The homes range in price from $539,000 to $725,000, with 2,450 to 2,900 square feet of living space. So far, seven of the homes are under agreement, according to marketing materials from Sagan Realtors of Swampscott and the developer. The plan is to finish the homes in one year.
Younger said the homes are a perfect location for families that are downsizing but are looking to remain in Swampscott.
“A lot of the people who have come to us have said that they’ve wanted to buy a house in Swampscott; there is just no open land,” Singleton said. “Unless you want to spend $1 million to buy a house and knock it down, there are really no options.”
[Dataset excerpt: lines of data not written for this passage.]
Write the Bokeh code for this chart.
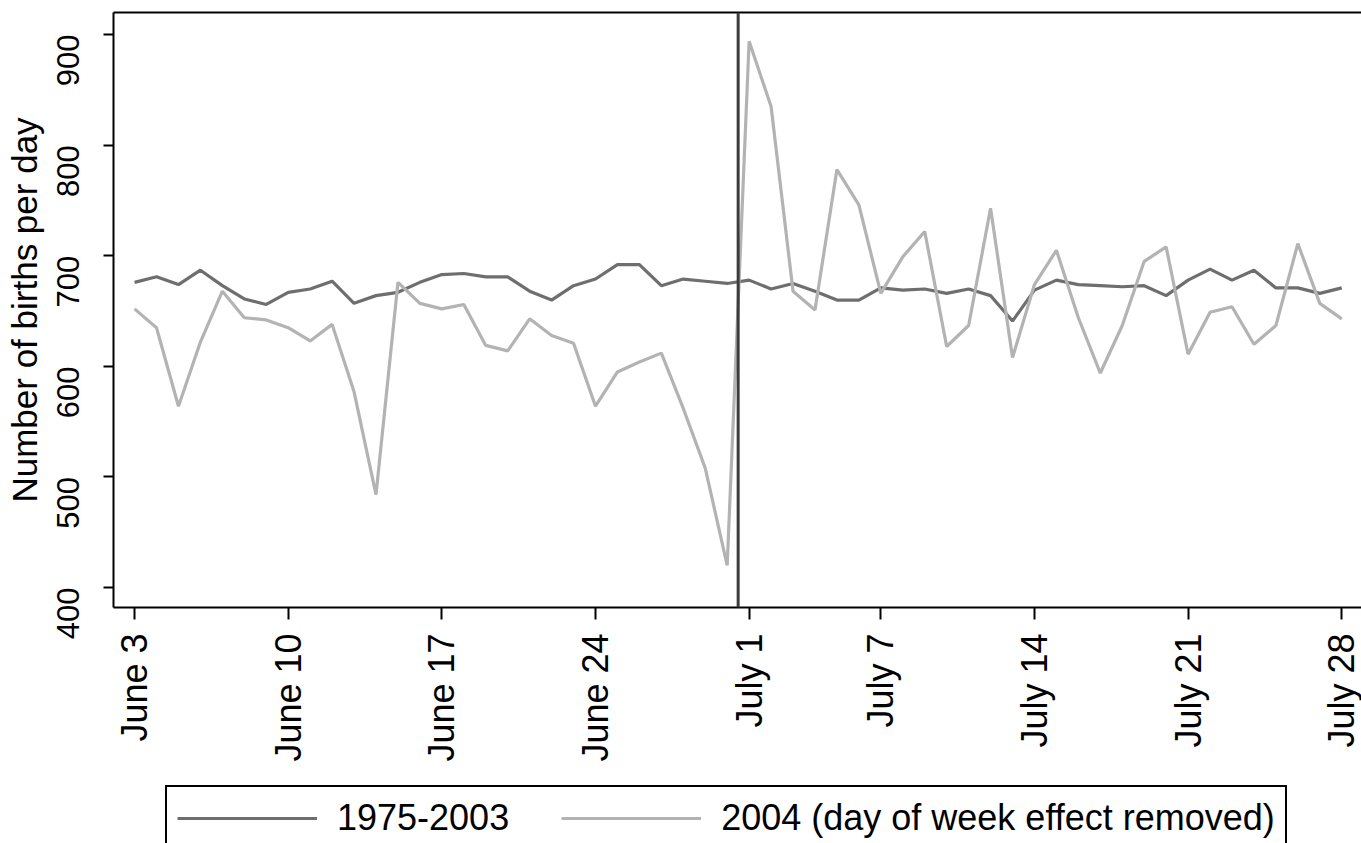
import math
from bokeh.plotting import figure
from bokeh.layouts import column
from bokeh.models import (ColumnDataSource, FixedTicker, Span, Legend, LegendItem,
                          LinearAxis, Range1d)
from bokeh.embed import file_html
from bokeh.resources import INLINE

# Day index 0 = June 3 ... 55 = July 28
days = list(range(56))
tick_days = [0, 7, 14, 21, 28, 34, 41, 48, 55]
tick_labels = ["June 3", "June 10", "June 17", "June 24", "July 1",
               "July 7", "July 14", "July 21", "July 28"]
y_ticks = [400, 500, 600, 700, 800, 900]
cutoff_day = 27.5  # between June 30 and July 1

births_1975_2003 = [676, 681, 674, 687, 673, 661, 656, 667, 670, 677,
                    657, 664, 667, 676, 683, 684, 681, 681, 668, 660,
                    673, 679, 692, 692, 673, 679, 677, 675, 678, 670,
                    675, 668, 660, 660, 671, 669, 670, 666, 670, 664,
                    641, 669, 678, 674, 673, 672, 673, 664, 678, 688,
                    678, 687, 671, 671, 666, 671]
births_2004 = [652, 635, 564, 622, 668, 644, 642, 635, 623, 638,
               577, 484, 676, 657, 652, 656, 619, 614, 643, 628,
               621, 564, 595, 604, 612, 562, 508, 420, 894, 835,
               668, 651, 778, 746, 666, 699, 722, 618, 637, 743,
               608, 674, 705, 644, 594, 637, 695, 708, 611, 649,
               654, 620, 637, 711, 657, 643]

series_labels = ["1975-2003", "2004 (day of week effect removed)"]
series_colors = ["#6e6e6e", "#b3b3b3"]

FONT = "Liberation Sans"
W = 1361

p = figure(width=W, height=781, x_range=(-0.96, 55.9), y_range=(382, 920),
           output_backend="svg", toolbar_location=None,
           min_border_left=113, min_border_top=12, min_border_right=0,
           min_border_bottom=174)
p.background_fill_color = "white"
p.border_fill_color = "white"
p.outline_line_color = None
p.xgrid.visible = False
p.ygrid.visible = False

src = ColumnDataSource(dict(day=days, a=births_1975_2003, b=births_2004))
p.line("day", "a", source=src, line_color=series_colors[0], line_width=3.2)
p.line("day", "b", source=src, line_color=series_colors[1], line_width=3.2)

p.add_layout(Span(location=cutoff_day, dimension="height",
                  line_color="#3c3c3c", line_width=3))

xa = p.below[0]
xa.ticker = FixedTicker(ticks=tick_days)
xa.major_label_overrides = {d: l for d, l in zip(tick_days, tick_labels)}
xa.major_label_orientation = math.pi / 2
xa.major_label_text_font = FONT
xa.major_label_text_font_size = "36px"
xa.major_label_text_color = "black"
xa.major_tick_out = 12
xa.major_tick_in = 0
xa.minor_tick_line_color = None
xa.axis_line_color = "black"
xa.axis_line_width = 2
xa.major_tick_line_width = 2
xa.major_label_standoff = 14

ya = p.left[0]
ya.ticker = FixedTicker(ticks=y_ticks)
ya.major_label_orientation = math.pi / 2
ya.major_label_text_font = FONT
ya.major_label_text_font_size = "31px"
ya.major_label_text_color = "black"
ya.major_tick_out = 10
ya.major_tick_in = 0
ya.minor_tick_line_color = None
ya.axis_line_color = "black"
ya.axis_line_width = 2
ya.major_tick_line_width = 2
ya.axis_label = "Number of births per day"
ya.axis_label_text_font = FONT
ya.axis_label_text_font_size = "35px"
ya.axis_label_text_font_style = "normal"
ya.axis_label_text_color = "black"
ya.axis_label_standoff = 0
ya.major_label_standoff = 35

# top border line only (no right border, like the reference)
top = LinearAxis(ticker=FixedTicker(ticks=[]), major_label_text_font_size="0px",
                 major_tick_line_color=None, minor_tick_line_color=None,
                 axis_line_color="black", axis_line_width=2)
p.add_layout(top, "above")

# legend strip below
q = figure(width=W, height=62, x_range=Range1d(0, 1), y_range=Range1d(0, 1),
           output_backend="svg", toolbar_location=None,
           x_axis_type=None, y_axis_type=None,
           min_border_left=0, min_border_right=0, min_border_top=0, min_border_bottom=0)
q.outline_line_color = None
q.xgrid.visible = False
q.ygrid.visible = False
# off-screen stand-ins so the legend can draw its glyphs
g1 = q.line(x=[5, 6], y=[5, 6], line_color=series_colors[0], line_width=3.2)
g2 = q.line(x=[5, 6], y=[5, 6], line_color=series_colors[1], line_width=3.2)
legend = Legend(items=[LegendItem(label=series_labels[0], renderers=[g1]),
                       LegendItem(label=series_labels[1], renderers=[g2])],
                orientation="horizontal", location=(52, -8))
legend.label_text_font = FONT
legend.label_text_font_size = "36px"
legend.label_text_color = "black"
legend.label_height = 40
legend.glyph_width = 140
legend.glyph_height = 30
legend.label_standoff = 20
legend.spacing = 52
legend.padding = 10
legend.margin = 0
legend.border_line_color = "black"
legend.border_line_alpha = 1.0
legend.border_line_width = 2
legend.background_fill_color = "white"
legend.background_fill_alpha = 1.0
q.add_layout(legend, "center")

layout = column(p, q, spacing=0)
open("out.html", "w").write(file_html(layout, INLINE))
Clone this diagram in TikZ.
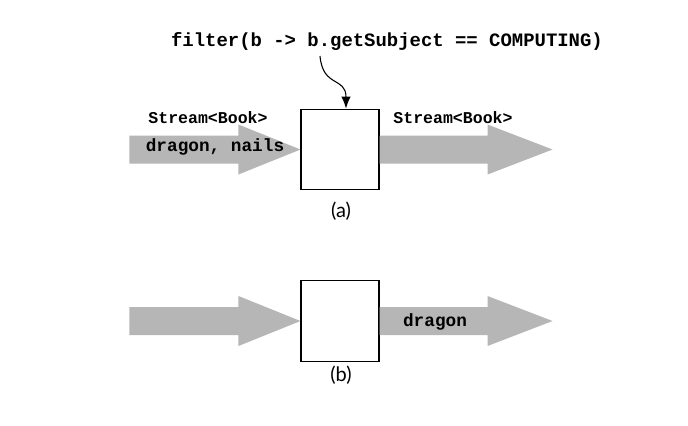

”It’s a great opportunity for people to get new construction,” said Shari Sagan McGuirk, a real estate agent with Sagan Realtors of Swampscott. “You can’t always find that in this price range. ... It’s going to be high-quality finishes and hardwood and fireplaces. So, we think it’s going to be wonderful for the neighborhood and bring a few more people to Swampscott.”
The town has long grappled with what to do about the nearly 2.3-acre property at 837 Humphrey St., which sits in a residential neighborhood, after the town bought it for $3.25 million in 2006. Over the years, the town batted around proposals for condominiums and an assisted-living facility. The building was even used as a temporary town hall during renovations to Swampscott Town Hall on Monument Avenue several years ago.
In 2007, a Temple Israel reuse committee looked at whether the 1950s former synagogue building could be used as a municipal building, a cultural center or torn down and redeveloped. The committee recommended the basement be reused as a police station and the upper floor a community cultural arts center.
These plans never came to pass, and the town has since built a new police station on Humphrey Street. The parcel used to have a much larger parking lot with access to Atlantic Avenue, but Congregation Shirat Hayam sold this portion of the lot to a neighbor for $450,000, according to the deed.
Charing Cross Realty, in the form of Atlantic Crossing LLC of Salem, later bought the Temple Israel property for $1.85 million. The developer is Philip Singleton, a Lynnfield resident and Salem native whose projects on the North Shore include the Tannery in Peabody, the Salem Police Station and the Bowditch and Pickering schools in Salem.
The land had been rezoned for 40 condominiums, said Singleton, who approached selectmen Chairman Sullivan about whether the town would be flexible when it submitted a bid. A plan for 19 homes ran into resistance at Town Meeting, so the number of homes was reduced to 14.
On the company’s second try, Town Meeting in October 2012 approved rezoning the property to make way for the new homes.
”The second time, it was unanimous in favor,” he said. “The first time, we lost by a majority vote, but we had more units at that point.”
”I’m thrilled,” Sullivan said. “We think it’s right for the neighborhood, and it’s low impact in terms of density, and it’s going to fit in with the homes around... It fills a need that is not being met in town with other kinds of housing, so I think it’s terrific.”
”Once it’s done and landscaped, it will feel very much like the neighboring streets,” said Julie Sagan, a real estate agent with Sagan Realtors. “I think once they see some of the houses go up, that they will probably want to jump at the opportunity. It’s going to be a neighborhood; it will feel like a very nice neighborhood village feel. It’s a mix of empty-nesters and families with children that have shown interest.”
For those who would like a souvenir of the old temple building, there are bricks available at the Sagan Realtors office, 300 Salem St., Swampscott. The builder also plans to crush the bricks and put them under the road, “so there will always be a piece of the temple here,” Sagan said.